The Excursions!
Editor’s note: Last month we published the experiences of ladies attending their first annual course at Copper Ridge. This month we continue with the adventures they had while exploring the great outdoors. We hope this will whet your appetite to go to the registration page and book your next retreat!
Our first excursion day arrived and we made a list of what we would like to do. A quick search generated a list of 25 activities in and around the Squamish and Howe Sound area as well as in Vancouver. We spent the remaining excursion days and sports times exploring the area near CRCC. In doing so, we discovered an amazing brook that was so charming we visited it multiple times and prayed there. The contrast between the hot sun (it averaged a pleasant 24 degrees Celsius for most of our excursions) and the cool, clear water of the brook made it obvious that the first health spa was indeed created in nature. One participant from Alberta exclaimed that the brook changed her entire opinion of an annual course in a natural environment. She, like me, was a self-proclaimed city girl – until then. We also went to the beach, visited Alice Lake and went kayaking, hiked to both Shannon Falls and Brandy Wine Falls, and drove up to Whistler. A day was spent in Vancouver visiting Stanley Park, Granville Island and English Bay. We ventured further, visiting Bowen Island on another day. On the Feast of Our Lady on September 8, we visited Our Lady of Copper Ridge (the name we gave to the beautiful statue and semi-grotto of Our Lady some few meters from the entrance gate to the centre. Some of us even drove to visit Our Lady of Peace at a Dominican Monastery with views comparable to those at CRCC. One definitely needs a vehicle to visit all these sites. We were ready for that too. A rented 8-seater van and a 5-seater car belonging to one of us made for amazing road trips as we sang, “In the jungle…A-weema-weh!”

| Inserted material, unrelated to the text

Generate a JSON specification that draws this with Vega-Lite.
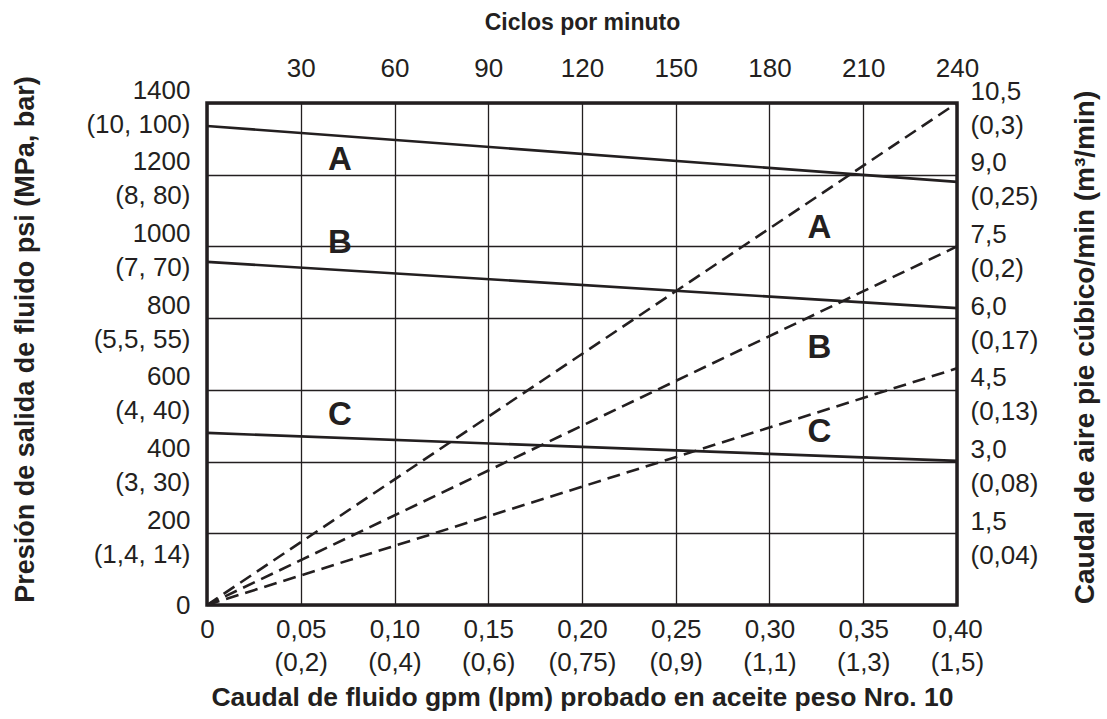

There are bears in the Copper Ridge area so we were sure to take a rattle with us on walks to warn them of our approach (although our crescendo of excited banter was probably an adequate substitute for the rattle). While we avoided going on such walks alone, most of us wanted to see a bear and talked about it often. Talk of seeing bears became a conversational theme in the halls, arousing laughter and jocular trepidation. On our last day, we finally saw one! A freshly-weaned cub scavenging on the other side of a river. We could watch safely and for as long as we wanted. It was another Copper Ridge dream come true.
When it was time to leave – 48 hours away from leaving to be exact – the weather changed dramatically, a thick haze from California wildfires covering our view of the mountains and the water. The temperature dropped and suddenly we were thrust into an autumn that no one expected, given the weather only hours before. Undeterred, we kept on enjoying the vicinity and it became increasingly clear that this dramatic change in weather was also a gift. Otherwise, it would have been almost too challenging to have departed from the paradise of Copper Ridge Conference Centre.